Wolf Lotter, business journalist and book author, has been writing essays for Aareal Bank's Annual Report for many years, and makes us look at things from a different angle.

Essay: Building blocks of the good kind

Sure, ancient soothsayers made a living out of it. Modern fortune- tellers still do. But quite often their secret to success lies in the merciful memory of those who surround them, rather than in the accuracy of their prophecies. The mists of forgetting are merciful, putting even the highest expectations into perspective. Mark Twain warned about the perils of prediction: ”It is difficult to make predictions, especially about the future.”

All this may be true, but it is not what we mean, when we speak of the future and innovation. Perhaps we should take one step back and look at what future and innovation actually mean.

The old notion of future was that of a time in which everything is possible – yet still predictable. Just take a look at the word itself, derived from Old French futur ”to come”. What was to come – what people were waiting for – was God himself, and with Him, Judgement Day. The present was a mere waiting hall for the apocalypse, with people behaving accordingly, i.e. humbly, submissively, abjectly. They avoided the experiment of formation and invention. No shaping of the future, since the future was predestined. There was nothing you could do about it. Trying to take destiny into your hands by having ideas of your own with which to make life on earth more beautiful, more comfortable – or simply better – did not make any sense. What could be better than Paradise – which was, after all, to come? Hence, the Middle Ages was not a time for innovation. Classical knowledge was locked away, often deliberately because it could have tackled the predominating world view of a godly plan that was not to be messed with. In this world, those who strived for renewal were seen as challenging God.

But the times were changing – bit by bit. Even before the Middle Ages drew to a close, a more self-confident class of city-dwelling citizens began to build cathedrals, at that time the highest buildings known to men. These cathedrals were more than places of worship. On weekdays, they were a place for citizens to meet and discuss, for example what you could improve in the city and its institutions. Building these cathedrals, however, took a long time. It is an example of emergence into the modern age; the start of a long path leading to the Enlightenment. Nowadays, the future is no destiny, but a place to be shaped by (and for) everyone. Everyone willing and able to participate is welcome to do so.

According to the teachings of the Enlightenment and modernity, future is not only not predestined, but a journey to a final destination with many a staging post – and we do have our say in navigating. We have a choice. We have to decide. These staging posts may be to eradicate poverty and hunger, achieve educational standards, improve housing and living conditions or public health, or provide high-quality consumer goods.

These utopias, as positive visions of the future are called, are filled with the endless endeavour of advancement, never settling, never content, but always striving for improvement. Where im provement is not enough, re-think from scratch. Hannah Arendt, a German-American author, said that true revolutions were always characterised by the will to begin anew. This means that everything has to be re-thought – not just the details.

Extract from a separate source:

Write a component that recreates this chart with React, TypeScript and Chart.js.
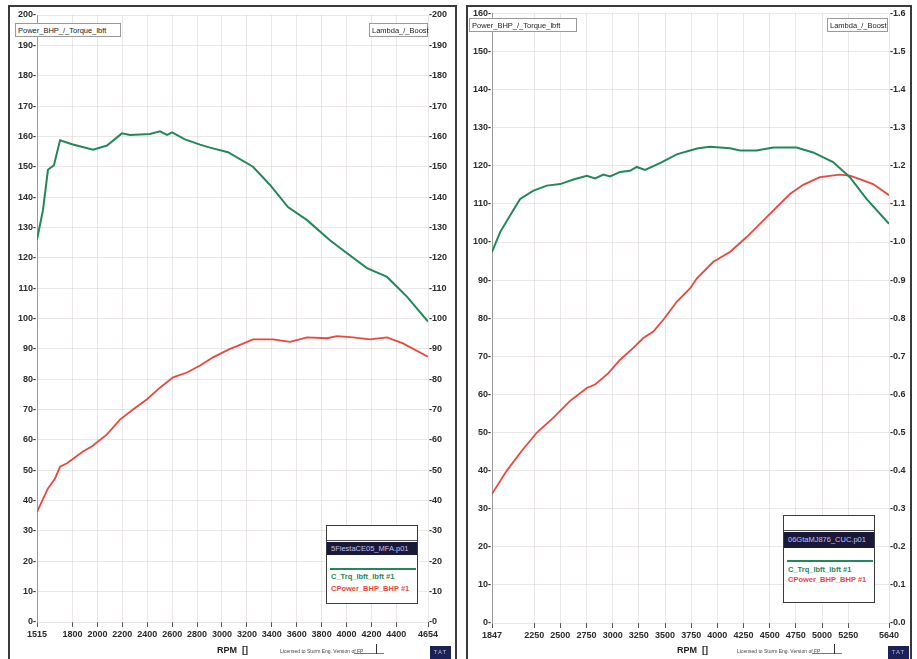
import React, { useEffect, useRef } from "react";
import { Chart, registerables } from "chart.js";
Chart.register(...registerables);

const FONT = "'Liberation Sans', Arial, sans-serif";
const GREEN = "#22885a";
const RED = "#e8483f";
const GRID = "rgba(195,180,180,0.32)";
const TXT = "#2a2a2a";

// ---------- Left chart (Fiesta) ----------
const leftXTicks = [1515, 1800, 2000, 2200, 2400, 2600, 2800, 3000, 3200, 3400, 3600, 3800, 4000, 4200, 4400, 4654];
const leftYTicks = [0, 10, 20, 30, 40, 50, 60, 70, 80, 90, 100, 110, 120, 130, 140, 150, 160, 170, 180, 190, 200];
const leftYLabels = ["0", "10", "20", "30", "40", "50", "60", "70", "80", "90", "100", "110", "120", "130", "140", "150", "160", "170", "180", "190", "200"];
const leftRightLabels = ["0", "10", "20", "30", "40", "50", "60", "70", "80", "90", "100", "110", "120", "130", "140", "150", "160", "170", "180", "190", "200"];
const leftTorqueRpm = [1515, 1563, 1603, 1651, 1700, 1796, 1965, 2077, 2197, 2262, 2422, 2502, 2559, 2599, 2703, 2824, 2904, 3048, 3249, 3386, 3530, 3683, 3867, 4004, 4164, 4325, 4485, 4654];
const leftTorque = [126, 135.7, 149, 150.5, 158.7, 157.4, 155.6, 157, 161, 160.5, 160.8, 161.7, 160.5, 161.3, 159, 157.3, 156.3, 154.8, 150, 144, 136.7, 132.4, 125.8, 121.5, 116.6, 113.7, 107.2, 99];
const leftPowerRpm = [1515, 1603, 1660, 1700, 1756, 1884, 1957, 2077, 2181, 2286, 2398, 2502, 2607, 2719, 2824, 2928, 3064, 3121, 3249, 3410, 3546, 3683, 3843, 3923, 4052, 4188, 4325, 4453, 4654];
const leftPower = [36.3, 44, 47.3, 51.2, 52.3, 56.2, 57.9, 61.8, 66.7, 70, 73.4, 77.2, 80.6, 82.2, 84.5, 87.2, 90, 90.9, 93.1, 93.1, 92.3, 93.8, 93.5, 94.2, 93.8, 93.1, 93.8, 91.8, 87.4];

// ---------- Right chart ----------
const rightXTicks = [1847, 2250, 2500, 2750, 3000, 3250, 3500, 3750, 4000, 4250, 4500, 4750, 5000, 5250, 5640];
const rightYTicks = [0, 10, 20, 30, 40, 50, 60, 70, 80, 90, 100, 110, 120, 130, 140, 150, 160];
const rightYLabels = ["0", "10", "20", "30", "40", "50", "60", "70", "80", "90", "100", "110", "120", "130", "140", "150", "160"];
const rightRightLabels = ["0.0", "0.1", "0.2", "0.3", "0.4", "0.5", "0.6", "0.7", "0.8", "0.9", "1.0", "1.1", "1.2", "1.3", "1.4", "1.5", "1.6"];
const rightTorqueRpm = [1847, 1925, 2021, 2116, 2243, 2371, 2498, 2625, 2753, 2832, 2911, 2975, 3071, 3166, 3230, 3309, 3452, 3612, 3739, 3818, 3930, 4120, 4216, 4375, 4534, 4757, 4915, 5106, 5266, 5425, 5640];
const rightTorque = [97.4, 102.6, 107, 111.3, 113.5, 114.8, 115.2, 116.4, 117.4, 116.7, 117.7, 117.2, 118.4, 118.7, 119.7, 118.9, 120.7, 123, 124, 124.6, 125, 124.6, 124, 124, 124.8, 124.8, 123.5, 121, 117, 111.3, 104.8];
const rightPowerRpm = [1847, 1989, 2132, 2276, 2434, 2593, 2753, 2832, 2959, 3071, 3197, 3293, 3388, 3484, 3612, 3739, 3803, 3961, 4120, 4280, 4471, 4693, 4820, 4979, 5170, 5266, 5361, 5488, 5640];
const rightPower = [33.9, 40, 45.2, 50, 53.9, 58.3, 61.7, 62.6, 65.6, 69.1, 72.2, 74.8, 76.5, 79.6, 84.3, 87.8, 90.4, 94.8, 97.4, 101.3, 106.5, 112.6, 115, 117, 117.7, 117.4, 116.5, 115.2, 112.3];

type PanelCfg = {
  xTicks: number[];
  yTicks: number[];
  yLabels: string[];
  rLabels: string[];
  yMax: number;
  tRpm: number[];
  t: number[];
  pRpm: number[];
  p: number[];
  padTop: number;
  xAxisH: number;
  leftW: number;
  rightW: number;
  width: number;
  height: number;
};

function makeConfig(c: PanelCfg): any {
  const font = { family: FONT, size: 9, weight: "bold" as const };
  return {
    type: "line",
    data: {
      datasets: [
        {
          label: "C_Trq_lbft_lbft #1",
          data: c.tRpm.map((x, i) => ({ x, y: c.t[i] })),
          borderColor: GREEN,
          borderWidth: 2,
          pointRadius: 0,
          tension: 0,
          yAxisID: "y",
        },
        {
          label: "CPower_BHP_BHP #1",
          data: c.pRpm.map((x, i) => ({ x, y: c.p[i] })),
          borderColor: RED,
          borderWidth: 1.8,
          pointRadius: 0,
          tension: 0,
          yAxisID: "y",
        },
      ],
    },
    options: {
      responsive: false,
      animation: false,
      devicePixelRatio: 1,
      layout: { padding: { top: c.padTop, left: 0, right: 0, bottom: 0 } },
      plugins: { legend: { display: false }, tooltip: { enabled: false }, title: { display: false } },
      scales: {
        x: {
          type: "linear",
          min: c.xTicks[0],
          max: c.xTicks[c.xTicks.length - 1],
          afterBuildTicks: (s: any) => {
            s.ticks = c.xTicks.map((v) => ({ value: v }));
          },
          afterFit: (s: any) => {
            s.height = c.xAxisH;
          },
          ticks: { autoSkip: false, maxRotation: 0, padding: 2, font, color: TXT, callback: (v: any) => String(v) },
          grid: { color: GRID, drawTicks: true, tickLength: 5, tickColor: "#555", tickWidth: 1 },
          border: { display: false },
        },
        y: {
          position: "left",
          min: 0,
          max: c.yMax,
          afterBuildTicks: (s: any) => {
            s.ticks = c.yTicks.map((v) => ({ value: v }));
          },
          afterFit: (s: any) => {
            s.width = c.leftW;
          },
          ticks: {
            padding: 1,
            font,
            color: TXT,
            callback: (v: any, i: number) => c.yLabels[i] + "-",
          },
          grid: { color: GRID, drawTicks: false },
          border: { display: true, color: "#9a9a9a", width: 1 },
        },
        y1: {
          position: "right",
          min: 0,
          max: c.yMax,
          afterBuildTicks: (s: any) => {
            s.ticks = c.yTicks.map((v) => ({ value: v }));
          },
          afterFit: (s: any) => {
            s.width = c.rightW;
          },
          ticks: {
            padding: 1,
            font,
            color: TXT,
            callback: (v: any, i: number) => "-" + c.rLabels[i],
          },
          grid: { display: false, drawTicks: false },
          border: { display: false },
        },
      },
    },
  };
}

function ChartCanvas(props: { cfg: PanelCfg; left: number; top: number }) {
  const ref = useRef<HTMLCanvasElement | null>(null);
  useEffect(() => {
    if (!ref.current) return;
    const ch = new Chart(ref.current, makeConfig(props.cfg));
    return () => ch.destroy();
  }, []);
  return (
    <canvas
      ref={ref}
      width={props.cfg.width}
      height={props.cfg.height}
      style={{ position: "absolute", left: props.left, top: props.top, width: props.cfg.width, height: props.cfg.height }}
    />
  );
}

const abs = (o: React.CSSProperties): React.CSSProperties => ({ position: "absolute", ...o });

function HeaderBox(props: { left: number; top: number; width: number; text: string }) {
  return (
    <div
      style={abs({
        left: props.left,
        top: props.top,
        width: props.width,
        height: 14,
        border: "1px solid #9a9a9a",
        background: "#fff",
        fontFamily: FONT,
        fontSize: 7.5,
        lineHeight: "13px",
        color: "#222",
        paddingLeft: 2,
        boxSizing: "border-box",
        whiteSpace: "nowrap",
      })}
    >
      {props.text}
    </div>
  );
}

function LegendBox(props: { left: number; top: number; height: number; file: string; barH: number; lineY: number; gY: number; rY: number }) {
  return (
    <div
      style={abs({
        left: props.left,
        top: props.top,
        width: 92,
        height: props.height,
        border: "1.5px solid #3a3a3a",
        background: "#fff",
        boxSizing: "border-box",
        fontFamily: FONT,
      })}
    >
      <div style={abs({ left: 0, right: 0, top: 14, height: 1, background: "#555" })} />
      <div
        style={abs({
          left: 0,
          right: 0,
          top: 16,
          height: props.barH,
          background: "#191838",
          color: "#c4c2e8",
          fontSize: 7.5,
          lineHeight: props.barH + "px",
          paddingLeft: 4,
          whiteSpace: "nowrap",
          overflow: "hidden",
        })}
      >
        {props.file}
      </div>
      <div style={abs({ left: 3, right: 1, top: props.lineY, height: 2, background: GREEN })} />
      <div style={abs({ left: 4, top: props.gY - 5, fontSize: 7.5, lineHeight: "10px", color: GREEN, fontWeight: "bold", whiteSpace: "nowrap" })}>
        C_Trq_lbft_lbft #1
      </div>
      <div style={abs({ left: 4, top: props.rY - 5, fontSize: 7.5, lineHeight: "10px", color: RED, fontWeight: "bold", whiteSpace: "nowrap" })}>
        CPower_BHP_BHP #1
      </div>
    </div>
  );
}

function Footer(props: { rpmLeft: number; licLeft: number; boxLeft: number; tatLeft: number }) {
  return (
    <>
      <div style={abs({ left: props.rpmLeft, top: 645, fontFamily: FONT, fontSize: 9, fontWeight: "bold", color: "#222", whiteSpace: "nowrap" })}>
        RPM&nbsp;&nbsp;[]
      </div>
      <div style={abs({ left: props.licLeft, top: 648, fontFamily: FONT, fontSize: 5, color: "#444", whiteSpace: "nowrap" })}>
        Licensed to Sturm Eng. Version of FP
      </div>
      <div style={abs({ left: props.boxLeft, top: 653, width: 30, height: 1, background: "#777" })} />
      <div style={abs({ left: props.boxLeft + 22, top: 644, width: 1, height: 10, background: "#333" })} />
      <div
        style={abs({
          left: props.tatLeft,
          top: 646,
          width: 21,
          height: 13,
          background: "#1c2158",
          color: "#b8bce0",
          fontFamily: FONT,
          fontSize: 6,
          lineHeight: "13px",
          textAlign: "center",
          letterSpacing: 1,
        })}
      >
        TAT
      </div>
    </>
  );
}

const leftCfg: PanelCfg = {
  xTicks: leftXTicks,
  yTicks: leftYTicks,
  yLabels: leftYLabels,
  rLabels: leftRightLabels,
  yMax: 200,
  tRpm: leftTorqueRpm,
  t: leftTorque,
  pRpm: leftPowerRpm,
  p: leftPower,
  padTop: 8,
  xAxisH: 37,
  leftW: 27,
  rightW: 26,
  width: 444,
  height: 652,
};

const rightCfg: PanelCfg = {
  xTicks: rightXTicks,
  yTicks: rightYTicks,
  yLabels: rightYLabels,
  rLabels: rightRightLabels,
  yMax: 160,
  tRpm: rightTorqueRpm,
  t: rightTorque,
  pRpm: rightPowerRpm,
  p: rightPower,
  padTop: 3,
  xAxisH: 36,
  leftW: 24,
  rightW: 21,
  width: 442,
  height: 652,
};

export default function App() {
  return (
    <div style={{ position: "fixed", left: 0, top: 0, width: 917, height: 659, background: "#fff", overflow: "hidden" }}>
      <ChartCanvas cfg={leftCfg} left={10} top={7} />
      <ChartCanvas cfg={rightCfg} left={468} top={7} />

      {/* panel frames */}
      <div style={abs({ left: 8, top: 5, width: 449, height: 660, borderLeft: "2px solid #3a3a3a", borderTop: "2px solid #3a3a3a", borderRight: "2px solid #3a3a3a", boxSizing: "border-box", pointerEvents: "none" })} />
      <div style={abs({ left: 466, top: 5, width: 446, height: 660, borderLeft: "2px solid #3a3a3a", borderTop: "2px solid #3a3a3a", borderRight: "2px solid #3a3a3a", boxSizing: "border-box", pointerEvents: "none" })} />

      <HeaderBox left={15} top={23} width={106} text="Power_BHP_/_Torque_lbft" />
      <HeaderBox left={369} top={23} width={59} text="Lambda_/_Boost" />
      <HeaderBox left={469} top={18} width={108} text="Power_BHP_/_Torque_lbft" />
      <HeaderBox left={827} top={18} width={61} text="Lambda_/_Boost" />

      <LegendBox left={326} top={525} height={79} file="5FiestaCE05_MFA.p01" barH={13} lineY={42} gY={51} rY={63} />
      <LegendBox left={783} top={515} height={88} file="06GtaMJ876_CUC.p01" barH={16} lineY={44} gY={54} rY={64} />

      <Footer rpmLeft={217} licLeft={280} boxLeft={354} tatLeft={430} />
      <Footer rpmLeft={677} licLeft={737} boxLeft={812} tatLeft={888} />
    </div>
  );
}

With this, we arrive at true innovation.

Renewals, the English word for innovations, arise from productive, creative knowledge and curiosity. They demand the basic virtues of this knowledge society. Today’s society is no longer about the same old songs – improved, but still the same – but about creating new tunes, opening up new ways, through research, development and a culture of change.

Innovations are the building blocks of the future. The future is made from them. These building blocks – innovations – are far more than inventions or new ideas, methods or processes that never existed before. As the great economist Joseph A. Schumpeter taught us, they have the power to spark far-reaching change, to trigger ”creative destruction”, as he phrased it in 1911 – a process that is all natural in arts.

Newer science has adopted this term as ”disruption”, but both mean the same thing: innovations are more than improvements, more than the simple optimisation of habits. They are gamechangers, with the power to change a whole culture. Innovations are a brand-new house. It’s a lot more than just changing the wallpaper.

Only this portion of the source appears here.